If you borrow enough money from your grandchildren and throw it at the economy, it will grow faster, for a while.
— Ian Shepherdson, Pantheon Macroeconomics
Um, not so fast, guys. Even the reports that placed the most positive spin on the GDP figure hastened to warn that a hangover might be coming, or gave the longer-term context of this one quarterly report. But they put those caveats in the second paragraph or lower — and as the newspaper editor played by Cary Grant in the classic movie “His Girl Friday” put it, “Who reads the second paragraph?”
So although we’re already on paragraph five, here’s some necessary context.
To begin with, let’s recall that on the campaign trail, Trump promised growth of 3.5% a year, and sometimes even 4%. That’s sustained, annual growth, not annualized growth for a single quarter. He still hasn’t delivered on that promise. Looking back over the last 12 months, real GDP has grown by 2.85% in a year.

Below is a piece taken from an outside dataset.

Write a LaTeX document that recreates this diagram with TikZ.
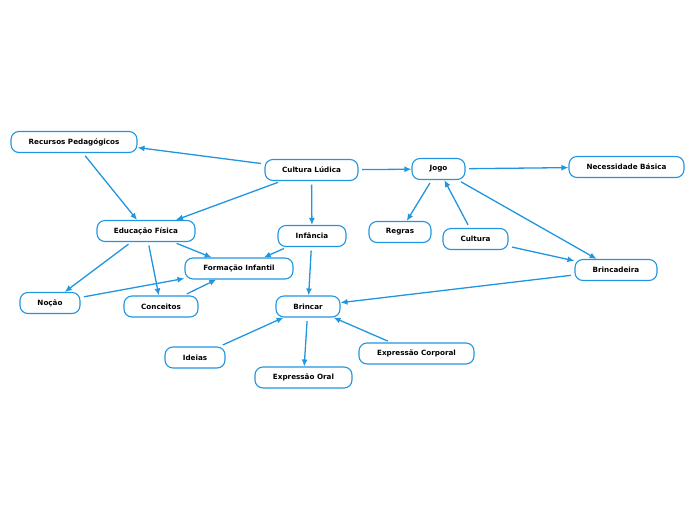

In any case, a 4.1% annualized growth rate isn’t only not “amazing,” it’s not even particularly remarkable. The Obama administration reached it in four quarters, including one with an annualized rate of 5.1%. Despite that record, the economy never grew at an annual rate of 3% during those eight years. Trump’s second-quarter GDP growth would rank only fifth among Obama’s quarters.
What about the prospects for the future, of which Trump spoke so effusively? Economists aren’t so sanguine. The second-quarter growth rate, several have pointed out, is based on not a few one-off phenomena. If they revert to the mean, the third-quarter growth rate will come in much lower, possibly below 3%, annualized.
As we observed only a few days ago, the developing headwinds include the tariff wars triggered by President Trump; a slowdown in consumer spending as the impact of the tax cuts ebbs; a pullback in government spending; and a decline in imports, which jumped in the wake of last year’s hurricanes. Second-quarter agricultural exports were goosed by soybean buying by Chinese customers trying to build stockpiles in advance of tariffs; that will disappear.
Thus far, there’s no evidence that the Republican tax cuts enacted in December have trickled down to the average American. Interest rates are on the rise — indeed, the strength of the second-quarter number will probably encourage the Federal Reserve to stick to its plan for at least two interest-rate hikes during the rest of this year — and that will suppress big-ticket consumer buying. Home sales already are slowing markedly.
A 4.1% quarterly growth figure is certainly positive. The question is whether it’s sustainable, which must happen if Trump is going to make good on his claim that the massive tax cut, which went almost entirely to the affluent and to corporate shareholders, will pay for itself.
“The message,” economist Ian Shepherdson of Pantheon Macroeconomics wrote Friday, after the quarterly figure was released, “is that if you borrow enough money from your grandchildren and throw it at the economy, it will grow faster, for a while. You just have to hope your grandchildren are big on the forgiveness front when the check for your not-so-free lunch arrives.”